May 11 IRWA Seminar on Renewable Energy, Eminent Domain Issues

On May 11, Chapter 67 of the IRWA (Orange County) is hosting a half-day seminar focused on the interrelationship between renewable energy, right-of-way acquisitions, and eminent domain.  If tying renewable energy to eminent domain sounds like a bit of a stretch, you apparently haven't been following all the recent news about the struggle to entitle and build renewable energy projects.  Just yesterday, the White House Blog featured a profile on federal energy policies entitled Building a New Foundation for Energy and the Environment

Between the project facility itself and the right of way necessary to connect renewable energy projects to the grid, myriad eminent domain issues arise.  And, fights over energy projects in particular have made news lately in the ongoing battle over eminent domain reform.  Stories about eminent domain issues involving natural gas pipelines and wind farms have gone viral in the past six months -- and this is likely just the tip of the iceberg. 
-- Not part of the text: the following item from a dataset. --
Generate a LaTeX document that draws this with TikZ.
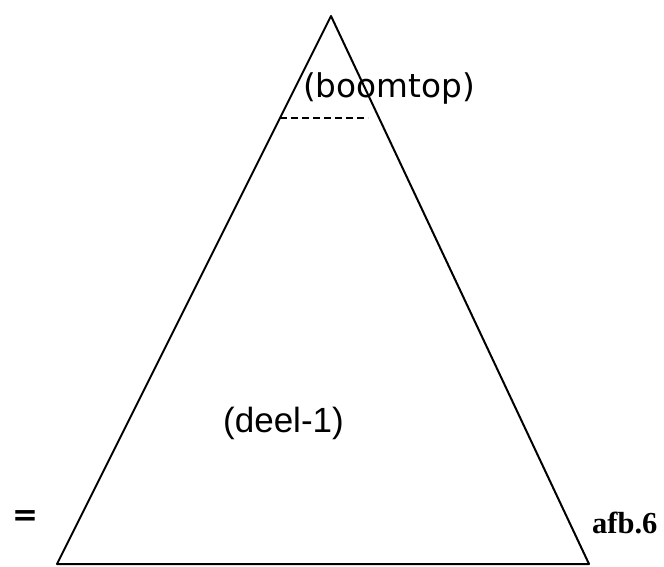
\documentclass[tikz,border=0pt]{standalone}
\usepackage{fontspec}
\setmainfont{Liberation Serif}
\newfontfamily\dejavu{DejaVu Sans}
\newfontfamily\libsans{Liberation Sans}
\tikzset{
  edge/.style={line width=2pt, line join=round, line cap=round},
  lbl/.style={inner sep=0pt, anchor=base},
}
\begin{document}
\begin{tikzpicture}[x=1pt,y=-1pt]
\useasboundingbox (0,0) rectangle (664,567);
\coordinate (A) at (331,16);
\coordinate (BL) at (57,564);
\coordinate (BR) at (589,564);
\coordinate (dl) at (280,118);
\coordinate (dr) at (368,118);
\draw[edge] (A) -- (BL) -- (BR) -- cycle;
\draw[line width=1.6pt, dash pattern=on 7pt off 4pt] (dl) -- (dr);
\node[lbl] (boomtop) at (389,98) {\dejavu\fontsize{32.7}{38}\selectfont (boomtop)};
\node[lbl] (deel) at (283.5,432) {\libsans\fontsize{35}{40}\selectfont (deel-1)};
\node[lbl, anchor=base west] (afb) at (592,533) {\fontsize{30.5}{36}\selectfont\bfseries afb.6};
\node[inner sep=0pt] (eq) at (25,518) {\dejavu\bfseries\fontsize{31}{36}\selectfont =};
\end{tikzpicture}
\end{document}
The panel for May 11 includes a range of practitioners:

  • David Kilpatrick, President of Kilpatrick Energy Group will speak first.  He will talk about our overall energy policy, dependence on foreign oil, and how (if at all) reliance on renewable energy can solve our energy issues.
  • I will speak second about the legal intersection between renewable energy and eminent domain.  I will talk about some of the unique laws that allow utility companies (and, in particular, privately held utility companies) to condemn property for energy projects.  I will also talk about some of the legal issues that arise when trying to value a property both for energy projects themselves and when an energy use may qualify as the highest and best use for property being condemned for some other purpose.
  • Elizabeth Kiley, President of Kiley Company, will speak third.  She will talk about various appraisal issues involved in renewable energy projects and right of way acquisitions for such projects.
  • Finally, our lunch speaker will be Clifford Clement, Vice President, Land, for Third Planet Windpower, LLC.  Mr. Clement will walk us through a wind farm project, from concept, to entitlement, to construction, and, finally, to completion. 

If any of this sounds like it may impact your practice, please come spend the morning with us.  And, even if none of this sounds remotely interesting, come spend the morning anyway.  My colleague, Brad Kuhn (who is Chairing the Seminar), has worked hard to ensure attendees will receive four hours of credit for OREA, MCLE, and/or SR/WA

And, most importantly, if nobody shows up, I'll have to spend the morning talking to myself -- and while I do that on a regular basis, I try not to do it in public.  See you there.

Mojave Water Agency to Use Eminent Domain for Acquisition of Victorville Properties

Earlier this year, Nossaman sent out an E-Alert providing a status update on the use of federal stimulus dollars for California infrastructure projects.  Here on the blog, we've also recently reported on water-related property rights issues grabbing news headlines.  A recent Mojave Water Agency project -- backed by federal stimulus dollars -- ties the two topics together.    

According to a recent Victorville Daily Press article, "MWA uses eminent domain on land: Property is needed for R-Cubed project," the Mojave Water Agency is using eminent domain to acquire land necessary for its "Regional Recharge and Recovery Project."  The project, dubbed "R-Cubed," is a $60 million effort to expand existing ground water recharge basins, and will require the construction of 15 miles of pipeline, five to seven wells, and several turnouts for local water providers.  The project received over $13 million of federal stimulus funds earlier this year, and will have the initial capacity to supply enough water for 30,000 homes.  

Design of the massive project is essentially complete, and the MWA filed an eminent domain action to acquire four necessary Victorville properties earlier this month.  Utilities will run through two of the properties located on Mesa Street west of I-15; a street re-alignment will impact a third property on Mesa Street; and a turnout facility will be placed on the fourth impacted property located on the west side of Mesa View, south of Bear Valley Road. 

More details on the R-Cubed project can be found at www.r3project.com.